The woodpile hen is a black Pekin bantam. She has learned and adapted to the area to which she and her partner Spike have been exiled. Spike is her partner for the times being and gets underfoot sometimes, causing the lady of this cottage to say, ``lookout Spike'', to move him on and ensure he is not where he might get hurt. This pair live where the wood for the fire is stacked rather haphazardly and handy for splitting, and appears that insects are attracted to places where a lot of wood is kept, and of course there are the insects that are already under the bark which help to lift it from the sap wood. This woodpile is the hunting ground and foraging area of the woodpile hen. This is an area she discovered when bullied by others if she was where they could see her and here she is out of sight and out of mind of those who would otherwise have caused her some grief if not bodily harm don't go.


Spike, a birchen Pekin bantam rooster was the same, all the roosters and the guinea fowl would chase him about without allowing him any rest, and he hid behind the rainwater tank and amongst the wood pile, where he couldn't be seen and where he met the woodpile hen and they teamed up. Two souls whose circumstances and possibly preferences were similar and they made this their home and each other their companion. The splash rooster and his gentle hen live in the ark closest to the woodpile and already had some of this area marked out as their territory, but they were happy enough to share, and were never as interested in the food source which was the woodpile as much as they loved the shade house grotto where they spend most of their time. The grotto is where they spent most of their day during the warmer months, in the cool moist shade on the ground beneath the shelves of trays and pots high enough above them to be of no real concern or interest.

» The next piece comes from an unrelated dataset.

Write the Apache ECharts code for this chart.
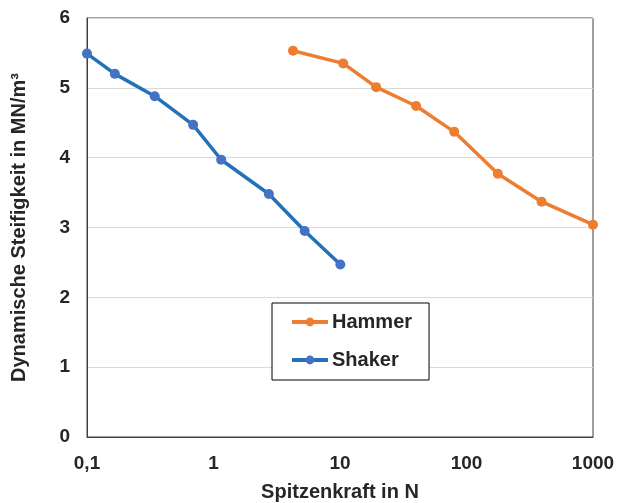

But the little black woodpile hen is a worry when she forages to get the first insects as the wood is split, because pieces of wood flying through the air are of little concern to her single minded intent upon capturing and eating any insect that are found in the separation of the bark. An insect exposed by the violence of the action of splitting is certainly lost. On several occasions the split wood, flying through the air has landed near her and given her a fright, but nothing deters her quest for the tasty morsels that lay exposed to her careful scrutiny and quick beak as the wood is prepared for the fire.